An excerpt:
No matter your NBA allegiance or your views on player empowerment, the situation highlighted just how fundamentally unique the NBA transaction game has become. And that while Silver may decry the state of affairs when stars like Lillard make things ugly with their teams despite lengthy contracts on the books, the media is just as enveloped in the whole process as players, teams or agents.
Let’s go back to the previous two inflection points. When James left Cleveland for South Beach, he blew the top off of how player movement worked in the NBA. Suddenly, any destination and any price was on the table. His return to Cleveland four years later featured a secret Sports Illustrated Op-Ed and fans tracking airplanes. When James went to the Lakers four years after that, many in NBA media considered it an open secret for a year-plus beforehand.
When Wojnarowski arrived at ESPN, the network’s approach to coverage of its partner in the NBA changed completely. Gone was the data visualization, longform storytelling and innovative audio of TrueHoop and ESPN The Magazine. In was the age of the insider. Outlets including The Athletic (with Shams Charania), Turner (with Chris Haynes) and even the New York Times (with Marc Stein) followed suit. Wojnarowski now reportedly makes between $7-$10 million per year at ESPN.
When you combine those two forces you arrive at a crossroads where inevitably insiders are part of the stories they report on.
A league partner (ESPN) pays its primary reporter on the league (Woj) a whopping 8 figures to, effectively, be the primary source of information about a saga (the Lillard sweepstakes) that can be shucked for content all summer long. It is invariably in that reporter’s best interest to control the information flow directly. That way, their TV hits and paywalled articles and social media posts are worth that much more.

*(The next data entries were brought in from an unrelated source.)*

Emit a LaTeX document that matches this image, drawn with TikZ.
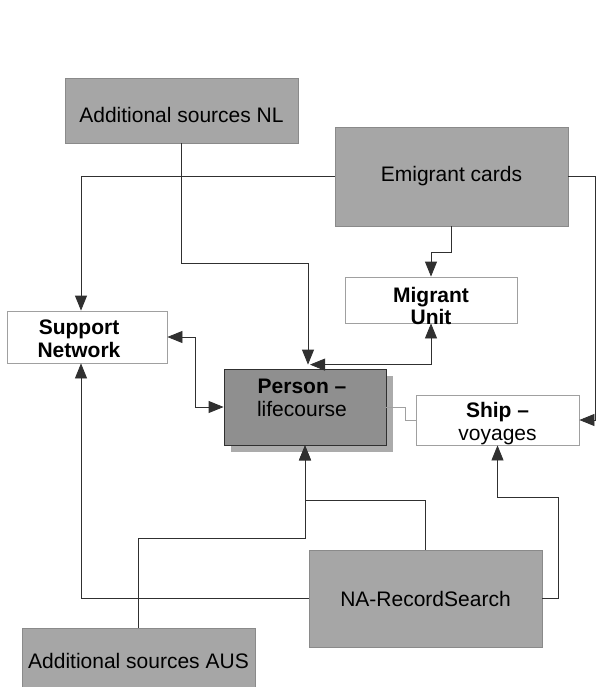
\documentclass[tikz,border=0pt]{standalone}
\usepackage{fontspec}
\setmainfont{Liberation Sans}
\usetikzlibrary{arrows.meta,shadows}

\definecolor{boxgrey}{HTML}{A6A6A6}
\definecolor{boxedge}{HTML}{8A8A8A}
\definecolor{persongrey}{HTML}{8F8F8F}
\definecolor{shadowgrey}{HTML}{ABABAB}
\definecolor{wireline}{HTML}{303030}
\definecolor{paleline}{HTML}{A0A0A0}

\begin{document}
\begin{tikzpicture}[x=1pt, y=-1pt,
  txt/.style={font=\fontsize{21}{22.5}\selectfont, align=center, inner sep=0pt},
  greybox/.style={txt, draw=boxedge, fill=boxgrey, line width=0.8pt},
  whitebox/.style={txt, draw=paleline, fill=white, line width=0.8pt},
  wire/.style={draw=wireline, line width=0.8pt},
  arr/.style={wire, -{Triangle[length=15pt,width=12pt]}},
  arrr/.style={wire, {Triangle[length=15pt,width=12pt]}-{Triangle[length=15pt,width=12pt]}}]
  \useasboundingbox (0,0) rectangle (598,687);

  % Sources
  \node[greybox, minimum width=233, minimum height=65, text height=24pt] (nl) at (181.5,110.5) {Additional sources NL};
  \node[greybox, minimum width=233, minimum height=99] (em) at (451.5,176.5) {Emigrant cards};
  \node[greybox, minimum width=233, minimum height=97] (na) at (425.5,598.5) {NA-RecordSearch};
  \node[greybox, minimum width=233, minimum height=59, text height=22pt] (aus) at (138.5,657.5) {Additional sources AUS};

  % Entities
  \node[whitebox, minimum width=172, minimum height=46,
    label={[txt, yshift=-6]center:{\bfseries Migrant\\\bfseries Unit}}] (mu) at (431,300) {};
  \node[whitebox, minimum width=160, minimum height=52,
    label={[txt, xshift=-8, yshift=-2]center:{\bfseries Support\\\bfseries Network}}] (sn) at (87,337) {};
  \node[txt, draw=wireline, fill=persongrey, line width=0.8pt, minimum width=162, minimum height=76,
    drop shadow={shadow xshift=7pt, shadow yshift=-7pt, fill=shadowgrey, opacity=1},
    label={[txt, xshift=-3, yshift=9]center:{\bfseries Person --\\lifecourse}}] (person) at (305,407) {};
  \node[whitebox, minimum width=163, minimum height=50,
    label={[txt, yshift=-3.5]center:{\bfseries Ship --\\voyages}}] (ship) at (497.5,420) {};

  % Links
  \draw[arr] (nl.south) -- ++(0,120) -| ([xshift=3, yshift=4]person.north);
  \draw[arr] (em.south) -- ++(0,26) -| (mu.north);
  \draw[arr] (em.west) -| ([xshift=-6]sn.north);
  \draw[arr] (em.east) -- ++(27,0) |- (ship.east);
  \draw[arrr] (mu.south) |- ([xshift=5, yshift=4]person.north);
  \draw[arrr] (sn.east) -- ++(28,0) |- (person.west);
  \draw[draw=paleline, line width=0.8pt] (person.east) -- ++(19,0) |- (ship.west);
  \draw[arr] (na.north) -- ++(0,-49) -| (person.south);
  \draw[arr] (aus.north) -- ++(0,-89) -| (person.south);
  \draw[arr] (na.west) -| ([xshift=-6]sn.south);
  \draw[arr] (na.east) -- ++(16,0) -- ++(0,-101.5) -| (ship.south);
\end{tikzpicture}
\end{document}
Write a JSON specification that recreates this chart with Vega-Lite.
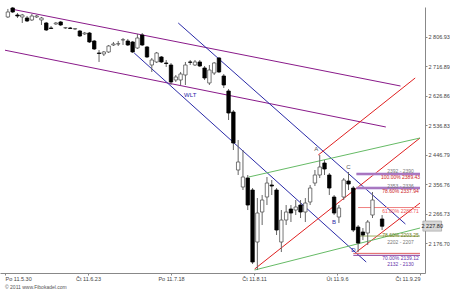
{
  "$schema": "https://vega.github.io/schema/vega-lite/v6.json",
  "width": 425,
  "height": 266,
  "autosize": "none",
  "padding": {"left": 0, "top": 7, "right": 25, "bottom": 16},
  "background": "#ffffff",
  "config": {"view": {"stroke": null}, "font": "Liberation Sans",
    "axisY": {"labelOverlap": false, "labelBound": false},
    "axisX": {"labelOverlap": false}},
  "datasets": {
    "candles": [
      {"i":0,"o":2868.2,"h":2892.7,"l":2865.1,"c":2883.5},
      {"i":1,"o":2895.7,"h":2898.8,"l":2880.4,"c":2883.5},
      {"i":2,"o":2874.3,"h":2880.4,"l":2865.1,"c":2871.2},
      {"i":3,"o":2868.2,"h":2877.4,"l":2849.8,"c":2874.3},
      {"i":4,"o":2865.1,"h":2871.2,"l":2852.9,"c":2855.9},
      {"i":5,"o":2859.0,"h":2877.4,"l":2855.9,"c":2871.2},
      {"i":6,"o":2868.2,"h":2874.3,"l":2865.1,"c":2871.2},
      {"i":7,"o":2859.0,"h":2868.2,"l":2843.7,"c":2865.1},
      {"i":8,"o":2849.8,"h":2852.9,"l":2825.3,"c":2828.4},
      {"i":9,"o":2834.5,"h":2840.6,"l":2831.5,"c":2833.0},
      {"i":10,"o":2846.8,"h":2852.9,"l":2843.7,"c":2849.8},
      {"i":11,"o":2852.9,"h":2855.9,"l":2840.6,"c":2843.7},
      {"i":12,"o":2834.5,"h":2837.6,"l":2831.5,"c":2835.5},
      {"i":13,"o":2834.5,"h":2837.6,"l":2831.5,"c":2833.0},
      {"i":14,"o":2831.5,"h":2834.5,"l":2828.4,"c":2832.5},
      {"i":15,"o":2825.3,"h":2828.4,"l":2807.0,"c":2810.0},
      {"i":16,"o":2816.2,"h":2822.3,"l":2813.1,"c":2819.2},
      {"i":17,"o":2819.2,"h":2822.3,"l":2788.6,"c":2791.7},
      {"i":18,"o":2794.7,"h":2797.8,"l":2767.2,"c":2770.3},
      {"i":19,"o":2758.0,"h":2767.2,"l":2730.5,"c":2756.5},
      {"i":20,"o":2755.0,"h":2764.1,"l":2748.8,"c":2761.1},
      {"i":21,"o":2761.1,"h":2782.5,"l":2758.0,"c":2779.4},
      {"i":22,"o":2782.5,"h":2791.7,"l":2779.4,"c":2785.6},
      {"i":23,"o":2785.6,"h":2794.7,"l":2779.4,"c":2786.5},
      {"i":24,"o":2797.8,"h":2803.9,"l":2782.5,"c":2798.8},
      {"i":25,"o":2794.7,"h":2800.9,"l":2779.4,"c":2782.5},
      {"i":26,"o":2791.7,"h":2794.7,"l":2758.0,"c":2761.1},
      {"i":27,"o":2773.3,"h":2816.2,"l":2770.3,"c":2803.9},
      {"i":28,"o":2813.1,"h":2819.2,"l":2779.4,"c":2782.5},
      {"i":29,"o":2776.4,"h":2779.4,"l":2742.7,"c":2745.8},
      {"i":30,"o":2721.3,"h":2742.7,"l":2699.9,"c":2736.6},
      {"i":31,"o":2730.5,"h":2761.1,"l":2727.4,"c":2758.0},
      {"i":32,"o":2745.8,"h":2748.8,"l":2727.4,"c":2730.5},
      {"i":33,"o":2727.4,"h":2736.6,"l":2715.2,"c":2725.9},
      {"i":34,"o":2721.3,"h":2727.4,"l":2660.1,"c":2669.3},
      {"i":35,"o":2675.4,"h":2690.7,"l":2669.3,"c":2684.6},
      {"i":36,"o":2675.4,"h":2699.9,"l":2660.1,"c":2693.8},
      {"i":37,"o":2690.7,"h":2730.5,"l":2660.1,"c":2721.3},
      {"i":38,"o":2730.5,"h":2736.6,"l":2721.3,"c":2729.5},
      {"i":39,"o":2721.3,"h":2736.6,"l":2718.2,"c":2730.5},
      {"i":40,"o":2730.5,"h":2736.6,"l":2715.2,"c":2718.2},
      {"i":41,"o":2712.1,"h":2718.2,"l":2675.4,"c":2681.5},
      {"i":42,"o":2666.2,"h":2721.3,"l":2660.1,"c":2706.0},
      {"i":43,"o":2696.8,"h":2730.5,"l":2690.7,"c":2727.4},
      {"i":44,"o":2742.7,"h":2745.8,"l":2696.8,"c":2699.9},
      {"i":45,"o":2687.6,"h":2693.8,"l":2650.9,"c":2660.1},
      {"i":46,"o":2641.7,"h":2647.9,"l":2553.0,"c":2574.4},
      {"i":47,"o":2577.5,"h":2583.6,"l":2461.2,"c":2482.6},
      {"i":48,"o":2400.0,"h":2491.8,"l":2384.7,"c":2424.5},
      {"i":49,"o":2348.0,"h":2461.2,"l":2338.8,"c":2378.6},
      {"i":50,"o":2375.5,"h":2384.7,"l":2277.6,"c":2292.9},
      {"i":51,"o":2338.8,"h":2344.9,"l":2112.4,"c":2118.5},
      {"i":52,"o":2179.7,"h":2314.3,"l":2094.0,"c":2268.4},
      {"i":53,"o":2271.5,"h":2323.5,"l":2231.7,"c":2308.2},
      {"i":54,"o":2317.4,"h":2378.6,"l":2292.9,"c":2360.2},
      {"i":55,"o":2354.1,"h":2369.4,"l":2323.5,"c":2351.0},
      {"i":56,"o":2338.8,"h":2344.9,"l":2201.1,"c":2216.4},
      {"i":57,"o":2179.7,"h":2277.6,"l":2149.1,"c":2247.0},
      {"i":58,"o":2247.0,"h":2292.9,"l":2231.7,"c":2271.5},
      {"i":59,"o":2280.7,"h":2292.9,"l":2240.9,"c":2268.4},
      {"i":60,"o":2277.6,"h":2308.2,"l":2262.3,"c":2286.8},
      {"i":61,"o":2292.9,"h":2308.2,"l":2253.1,"c":2271.5},
      {"i":62,"o":2271.5,"h":2314.3,"l":2240.9,"c":2299.0},
      {"i":63,"o":2302.1,"h":2354.1,"l":2292.9,"c":2344.9},
      {"i":64,"o":2360.2,"h":2400.0,"l":2351.0,"c":2384.7},
      {"i":65,"o":2384.7,"h":2445.9,"l":2375.5,"c":2409.2},
      {"i":66,"o":2421.4,"h":2430.6,"l":2384.7,"c":2403.1},
      {"i":67,"o":2384.7,"h":2390.8,"l":2323.5,"c":2344.9},
      {"i":68,"o":2317.4,"h":2323.5,"l":2262.3,"c":2268.4},
      {"i":69,"o":2256.2,"h":2292.9,"l":2237.8,"c":2283.7},
      {"i":70,"o":2317.4,"h":2375.5,"l":2308.2,"c":2369.4},
      {"i":71,"o":2366.3,"h":2393.9,"l":2338.8,"c":2357.2},
      {"i":72,"o":2344.9,"h":2351.0,"l":2210.3,"c":2216.4},
      {"i":73,"o":2225.6,"h":2231.7,"l":2149.1,"c":2176.6},
      {"i":74,"o":2210.3,"h":2222.5,"l":2185.8,"c":2201.1},
      {"i":75,"o":2207.2,"h":2247.0,"l":2170.5,"c":2240.9},
      {"i":76,"o":2262.3,"h":2332.7,"l":2253.1,"c":2308.2},
      {"i":78,"o":2250.1,"h":2262.3,"l":2216.4,"c":2228.0}
    ],
    "lines": [
      {"x1":0.61,"y1":2892.7,"x2":81.84,"y2":2657.0,"col":"#8a1a8a"},
      {"x1":-0.6,"y1":2766.5,"x2":78.78,"y2":2531.6,"col":"#8a1a8a"},
      {"x1":35.51,"y1":2849.8,"x2":82.86,"y2":2234.8,"col":"#2a2aa8"},
      {"x1":26.33,"y1":2758.0,"x2":74.69,"y2":2118.5,"col":"#2a2aa8"},
      {"x1":64.69,"y1":2445.9,"x2":84.9,"y2":2681.5,"col":"#e02020"},
      {"x1":51.43,"y1":2097.1,"x2":85.9,"y2":2497.9,"col":"#e02020"},
      {"x1":72.65,"y1":2149.1,"x2":85.9,"y2":2299.0,"col":"#e02020"},
      {"x1":50.2,"y1":2378.6,"x2":85.9,"y2":2497.9,"col":"#66bb66"},
      {"x1":51.43,"y1":2094.0,"x2":85.9,"y2":2222.5,"col":"#66bb66"}
    ],
    "fib": [
      {"x1":72.65,"x2":85.9,"y":2387.8,"col":"#c8b4e6","w":3},
      {"x1":72.65,"x2":85.9,"y":2387.8,"col":"#8a3a9a","w":1},
      {"x1":72.65,"x2":85.9,"y":2344.9,"col":"#c8b4e6","w":3},
      {"x1":72.65,"x2":85.9,"y":2344.9,"col":"#8a3a9a","w":1},
      {"x1":73.0,"x2":85.9,"y":2285.2,"col":"#f08080","w":1},
      {"x1":73.0,"x2":85.9,"y":2198.0,"col":"#9bb060","w":1},
      {"x1":72.0,"x2":85.9,"y":2145.0,"col":"#e06060","w":1},
      {"x1":72.0,"x2":85.9,"y":2139.0,"col":"#8a3a9a","w":1}
    ],
    "texts": [
      {"x":81.84,"y":2397.0,"t":"2392 - 2390","col":"#777777"},
      {"x":81.84,"y":2378.6,"t":"100.00% 2389.43","col":"#cc2222"},
      {"x":81.84,"y":2351.0,"t":"2353 - 2336","col":"#777777"},
      {"x":81.84,"y":2335.8,"t":"78.60% 2337.94","col":"#cc2222"},
      {"x":81.84,"y":2274.0,"t":"61.80% 2288.71","col":"#ee5555"},
      {"x":81.84,"y":2201.1,"t":"78.60% 2203.25","col":"#6b7a20"},
      {"x":81.84,"y":2179.7,"t":"2202 - 2207","col":"#777777"},
      {"x":81.84,"y":2131.0,"t":"70.00% 2139.12","col":"#6633aa"},
      {"x":81.84,"y":2112.0,"t":"2132 - 2130","col":"#6633aa"}
    ],
    "marks": [
      {"x":64.3,"y":2464.0,"t":"A","col":"#555555"},
      {"x":71.0,"y":2409.0,"t":"C","col":"#555555"},
      {"x":67.96,"y":2240.9,"t":"B","col":"#2a2aa8"},
      {"x":72.0,"y":2155.2,"t":"D","col":"#2a2aa8"},
      {"x":38.0,"y":2629.5,"t":"WLT","col":"#2a2aa8"}
    ]
  },
  "layer": [
    {
      "data": {"name": "lines"},
      "mark": {"type": "rule", "strokeWidth": 1},
      "encoding": {
        "x": {"field": "x1", "type": "quantitative", "scale": {"domain": [-0.6, 85.9], "nice": false, "zero": false},
          "axis": {"orient": "bottom", "title": null, "values": [-0.6, 16.7, 34.0, 51.3, 68.6, 85.9], "tickCount": 30, "grid": false,
            "labelExpr": "datum.value < 5 ? 'Po 11.5.30' : datum.value < 25 ? 'Čt 11.6.23' : datum.value < 42 ? 'Po 11.7.18' : datum.value < 60 ? 'Čt 11.8.11' : datum.value < 78 ? 'Út 11.9.6' : 'Čt 11.9.29'",
            "labelAlign": {"expr": "datum.value < 0 ? 'left' : datum.value > 85 ? 'right' : 'center'"},
            "labelFontSize": 5.5, "labelColor": "#444444", "labelPadding": 1,
            "domainColor": "#888888", "tickColor": "#888888", "tickSize": 2, "labelOverlap": false, "labelBound": false}},
        "x2": {"field": "x2"},
        "y": {"field": "y1", "type": "quantitative", "scale": {"domain": [2084.92, 2898.71], "nice": false, "zero": false},
          "axis": {"orient": "right", "title": null, "values": [2806.93, 2716.89, 2626.86, 2536.83, 2446.79, 2356.76, 2266.73, 2176.70], "tickCount": 30, "grid": false,
            "labelExpr": "replace(format(datum.value, ',.2f'), ',', ' ')",
            "labelFontSize": 5.5, "labelColor": "#444444", "labelPadding": 1, "labelOverlap": false,
            "domainColor": "#888888", "tickColor": "#888888", "tickSize": 2}},
        "y2": {"field": "y2"},
        "color": {"field": "col", "type": "nominal", "scale": null}
      }
    },
    {
      "data": {"name": "fib"},
      "mark": {"type": "rule"},
      "encoding": {
        "x": {"field": "x1", "type": "quantitative"},
        "x2": {"field": "x2"},
        "y": {"field": "y", "type": "quantitative"},
        "color": {"field": "col", "type": "nominal", "scale": null},
        "strokeWidth": {"field": "w", "type": "quantitative", "scale": null}
      }
    },
    {
      "data": {"name": "candles"},
      "mark": {"type": "rule", "color": "#666666", "strokeWidth": 1},
      "encoding": {
        "x": {"field": "i", "type": "quantitative"},
        "y": {"field": "l", "type": "quantitative"},
        "y2": {"field": "h"}
      }
    },
    {
      "data": {"name": "candles"},
      "mark": {"type": "bar", "width": 3.4, "strokeWidth": 0.8},
      "encoding": {
        "x": {"field": "i", "type": "quantitative"},
        "y": {"field": "o", "type": "quantitative"},
        "y2": {"field": "c"},
        "fill": {"condition": {"test": "datum.c >= datum.o", "value": "#ffffff"}, "value": "#000000"},
        "stroke": {"condition": {"test": "datum.c >= datum.o", "value": "#555555"}, "value": "#000000"}
      }
    },
    {
      "data": {"name": "texts"},
      "mark": {"type": "text", "fontSize": 5, "align": "center", "baseline": "middle"},
      "encoding": {
        "x": {"field": "x", "type": "quantitative"},
        "y": {"field": "y", "type": "quantitative"},
        "text": {"field": "t"},
        "color": {"field": "col", "type": "nominal", "scale": null}
      }
    },
    {
      "data": {"name": "marks"},
      "mark": {"type": "text", "fontSize": 6, "align": "center", "baseline": "middle"},
      "encoding": {
        "x": {"field": "x", "type": "quantitative"},
        "y": {"field": "y", "type": "quantitative"},
        "text": {"field": "t"},
        "color": {"field": "col", "type": "nominal", "scale": null}
      }
    },
    {
      "data": {"values": [{"x1": 86.5, "x2": 90.4, "y1": 2244.0, "y2": 2213.0}]},
      "mark": {"type": "rect", "fill": "#d8d8d8", "stroke": "#888888", "strokeWidth": 0.5},
      "encoding": {
        "x": {"field": "x1", "type": "quantitative"},
        "x2": {"field": "x2"},
        "y": {"field": "y1", "type": "quantitative"},
        "y2": {"field": "y2"}
      }
    },
    {
      "data": {"values": [{"x": 88.45, "y": 2228.6, "t": "2 227.80"}]},
      "mark": {"type": "text", "fontSize": 5.5, "align": "center", "baseline": "middle", "color": "#222222"},
      "encoding": {
        "x": {"field": "x", "type": "quantitative"},
        "y": {"field": "y", "type": "quantitative"},
        "text": {"field": "t"}
      }
    },
    {
      "data": {"values": [{"x": -0.6, "y": 2042.0, "t": "© 2011 www.Fibokadel.com"}]},
      "mark": {"type": "text", "fontSize": 5, "align": "left", "baseline": "middle", "color": "#555555"},
      "encoding": {
        "x": {"field": "x", "type": "quantitative"},
        "y": {"field": "y", "type": "quantitative"},
        "text": {"field": "t"}
      }
    }
  ]
}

As Jesse Pantuosco wrote for Awful Announcing this summer, “Wojnarowski is more a politician than a journalist, making inroads with league power-brokers by any means necessary.” If a reporter’s primary value to his employer is to be first on a story, why should that reporter not be selective with kernels of news that might give other reporters a lead, or cause someone involved in the story to act differently?